The reason for putting them in with another plant is so they get watered (because I'm better at watering plants than I am at watering pots of bare-looking dirt.)

I think I had lemon and apple at one point, and someone I know did some kind of citrus more recently. I have no idea how many seeds were planted each time to get one or two plants, and I have no idea how long they took to sprout.

No sprouts after 7 days.
I have not specifically researched lemons, but I know that some kinds of seeds take MUCH longer than that to sprout.

A couple even got moldy.
Definitely time to throw those ones out.

Get an orange from the store.

I have no idea what was wrong with my oranges, but I got only 2 (.5?) seeds from one orange, and I found zero in the other one.
They call them "seedless" oranges for a reason ;)

I opened up at least 5 cucumbers, bit and small, from the garden and found no viable seeds. I tried cucumbers that were a little older, and still no luck. They are all not developed enough to be planted.

Anyone have luck with getting seeds from cucs?
They have to grow a lot more before you can get good seeds out of them.
By that point, no-one wants to eat them, so you do not see them in the grocery store.

The problem with seeds from hybrids is that they will not be what the hybrid is but will be something else.
Not the same variety, but it should always be the same species (so pepper seeds grow pepper plants, apple seeds grow apple trees, and so forth.)

There is no danger of planting a pepper seed and getting an apple tree. But you might get a pepper (or apple) of a different size, shape, color, and flavor than the parent fruit.
 
Lemon

C39E4A0E-ED28-4792-BB8B-532454618367.jpeg

Get a lemon from the store.
Preferably a Meyer lemon.
20312212-62D0-49EB-A295-754873E1355F.jpeg

Extract as many seeds as you can. Be careful not to damage them. I extracted 10 seeds from this lemon.
C5E9C6FE-983E-4C98-B09A-23F0A42DE358.jpeg

Rinse seeds to get all the slimy fruit off.
35B6E3B8-8327-4950-92C3-EAE87B6075A5.jpeg

Soak in warm water for 1 hour.

Lay out a wet paper towel and spread out the seeds onto it.
Fold paper towel a couple times and place into a Ziploc bag and seal it closed.
957652B8-AC44-487E-99CC-33CD7F6DAE41.jpeg


Let it sit in a warm, dark area (sock drawer, cabinet above the oven, etc.) for 5-7 days.
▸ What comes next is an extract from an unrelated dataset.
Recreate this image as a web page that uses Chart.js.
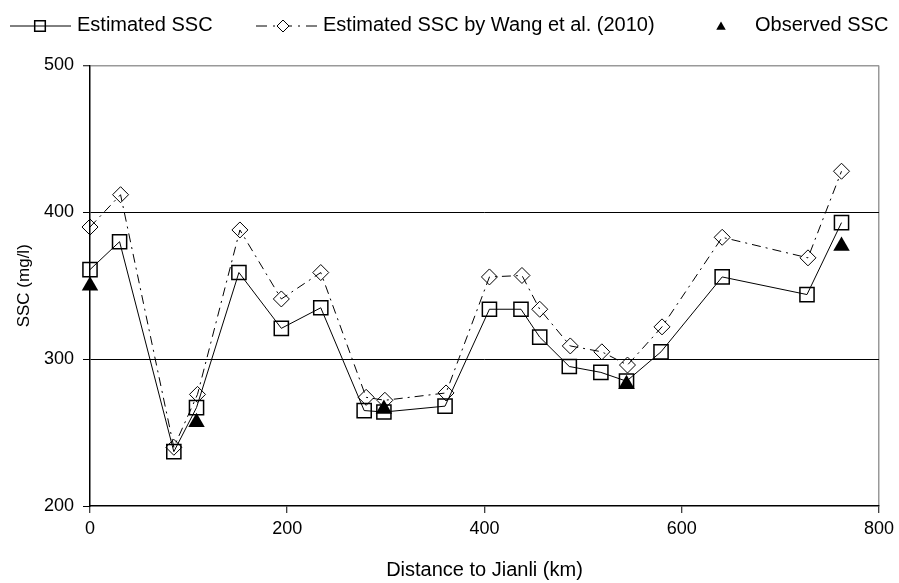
<!DOCTYPE html>
<html>
<head>
<meta charset="utf-8">
<script src="https://cdn.jsdelivr.net/npm/chart.js@4/dist/chart.umd.min.js"></script>
<style>
  body { margin: 0; background: #fff; }
</style>
</head>
<body>
<canvas id="chart1" width="899" height="583"></canvas>
<script>
// distance to Jianli (km) and SSC (mg/l)
const distEst = [0, 30, 85, 108, 151, 194, 234, 278, 298, 360, 405, 437, 456, 486, 518, 544, 579, 641, 727, 762];
const sscEst = [361, 380, 237, 267, 359, 321, 335, 265, 264, 268, 334, 334, 315, 295, 291, 285, 305, 356, 344, 393];

const distWang = [0, 31, 85, 109, 152, 194, 234, 280, 299, 361, 405, 438, 456, 487, 519, 545, 580, 641, 728, 762];
const sscWang = [390, 412, 240, 276, 388, 341, 359, 274, 272, 277, 356, 357, 334, 309, 305, 296, 322, 383, 369, 428];

const distObs = [0, 108, 298, 544, 762];
const sscObs = [350, 257, 266, 283, 377];

const seriesLabels = ["Estimated SSC", "Estimated SSC by Wang et al. (2010)", "Observed SSC"];

function toPoints(xs, ys) {
  return xs.map((x, i) => ({ x: x, y: ys[i] }));
}

const fontFamily = '"Liberation Sans", Arial, sans-serif';

// legend drawn by hand: line + marker combos like the original
const legendPlugin = {
  id: 'sscLegend',
  afterDraw(chart) {
    const ctx = chart.ctx;
    const y = 26;
    ctx.save();
    ctx.strokeStyle = '#000';
    ctx.lineWidth = 1;

    // Estimated SSC
    ctx.beginPath();
    ctx.moveTo(10, y); ctx.lineTo(71, y);
    ctx.stroke();
    ctx.fillStyle = 'rgba(0,0,0,0)';
    ctx.lineWidth = 1.5;
    Chart.helpers.drawPoint(ctx, { pointStyle: 'rect', radius: 7.5, borderWidth: 1.5, rotation: 0 }, 40, y);

    // Wang et al.
    ctx.lineWidth = 1;
    ctx.setLineDash([11, 6, 2, 6]);
    ctx.beginPath();
    ctx.moveTo(256, y); ctx.lineTo(318, y);
    ctx.stroke();
    ctx.setLineDash([]);
    ctx.fillStyle = '#fff';
    Chart.helpers.drawPoint(ctx, { pointStyle: 'rectRot', radius: 6, borderWidth: 1, rotation: 0 }, 283, y);

    // Observed
    ctx.fillStyle = '#000';
    Chart.helpers.drawPoint(ctx, { pointStyle: 'triangle', radius: 5.5, borderWidth: 0, rotation: 0 }, 721, y + 1);

    ctx.font = '20px ' + fontFamily;
    ctx.fillStyle = '#000';
    ctx.textBaseline = 'middle';
    ctx.fillText(seriesLabels[0], 77, y - 1);
    ctx.fillText(seriesLabels[1], 323, y - 1);
    ctx.fillText(seriesLabels[2], 755, y - 1);
    ctx.restore();
  }
};

const data = {
  datasets: [
    {
      label: seriesLabels[0],
      data: toPoints(distEst, sscEst),
      borderColor: '#000',
      borderWidth: 1,
      backgroundColor: 'rgba(0,0,0,0)',
      pointStyle: 'rect',
      pointRadius: 10,
      pointBorderWidth: 1.5,
      pointBorderColor: '#000',
      pointBackgroundColor: 'rgba(0,0,0,0)',
      tension: 0,
      clip: false,
      order: 1,
    },
    {
      label: seriesLabels[1],
      data: toPoints(distWang, sscWang),
      borderColor: '#000',
      borderWidth: 1,
      borderDash: [9, 5, 2, 5],
      backgroundColor: 'rgba(0,0,0,0)',
      pointStyle: 'rectRot',
      pointRadius: 8,
      pointBorderWidth: 1,
      pointBorderColor: '#000',
      pointBackgroundColor: 'rgba(0,0,0,0)',
      tension: 0,
      clip: false,
      order: 2,
    },
    {
      label: seriesLabels[2],
      data: toPoints(distObs, sscObs),
      showLine: false,
      pointStyle: 'triangle',
      pointRadius: 9.5,
      pointBorderWidth: 0,
      pointBackgroundColor: '#000',
      pointBorderColor: '#000',
      clip: false,
      order: 0,
    },
  ]
};

const config = {
  type: 'line',
  data: data,
  options: {
    responsive: false,
    animation: false,
    layout: {
      padding: { left: 0, right: 19, top: 65.5, bottom: 0 },
    },
    plugins: {
      legend: { display: false },
      tooltip: { enabled: false },
    },
    scales: {
      x: {
        type: 'linear',
        min: 0,
        max: 800,
        afterFit: (scale) => { scale.height = 77; },
        title: {
          display: true,
          text: 'Distance to Jianli (km)',
          color: '#000',
          font: { family: fontFamily, size: 20 },
          padding: { top: 0, bottom: 1 },
        },
        ticks: {
          stepSize: 200,
          color: '#000',
          padding: 5,
          maxRotation: 0,
          font: { family: fontFamily, size: 18 },
        },
        grid: {
          color: (c) => (c.tick && c.tick.value === 800 ? '#999' : 'rgba(0,0,0,0)'),
          lineWidth: 1.5,
          tickColor: '#000',
          tickLength: 7,
          tickWidth: 1,
        },
        border: { color: '#000', width: 1.5 },
      },
      y: {
        min: 200,
        max: 500,
        afterFit: (scale) => { scale.width = 90; },
        title: {
          display: true,
          text: 'SSC (mg/l)',
          color: '#000',
          font: { family: fontFamily, size: 17 },
          padding: { top: 14, bottom: 0 },
        },
        ticks: {
          stepSize: 100,
          color: '#000',
          padding: 9,
          font: { family: fontFamily, size: 18 },
        },
        grid: {
          color: (c) => {
            if (!c.tick) return 'rgba(0,0,0,0)';
            if (c.tick.value === 500) return '#999';
            if (c.tick.value === 200) return 'rgba(0,0,0,0)';
            return '#000';
          },
          lineWidth: (c) => (c.tick && c.tick.value === 500 ? 1.5 : 1),
          tickColor: '#000',
          tickLength: 7,
          tickWidth: 1,
        },
        border: { color: '#000', width: 1.5 },
      },
    },
  },
  plugins: [legendPlugin],
};

const myChart1 = new Chart(document.getElementById('chart1'), config);
</script>
</body>
</html>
Yet again, I failed. No sprouts after 7 days. A couple even got moldy. :th
My brother once successfully sprouted a lemon, it lived for 2 years before he forget to water it and only got about 6 inches high. Have you tried scraping off the outer layer of the seed to get only the black inside and then planting it?
 
Not the same variety, but it should always be the same species (so pepper seeds grow pepper plants, apple seeds grow apple trees, and so forth.)

There is no danger of planting a pepper seed and getting an apple tree. But you might get a pepper (or apple) of a different size, shape, color, and flavor than the parent fruit.
Of course if you plant a plumcot seed you are likely to get either a plum or an apricot instead of a plumcot.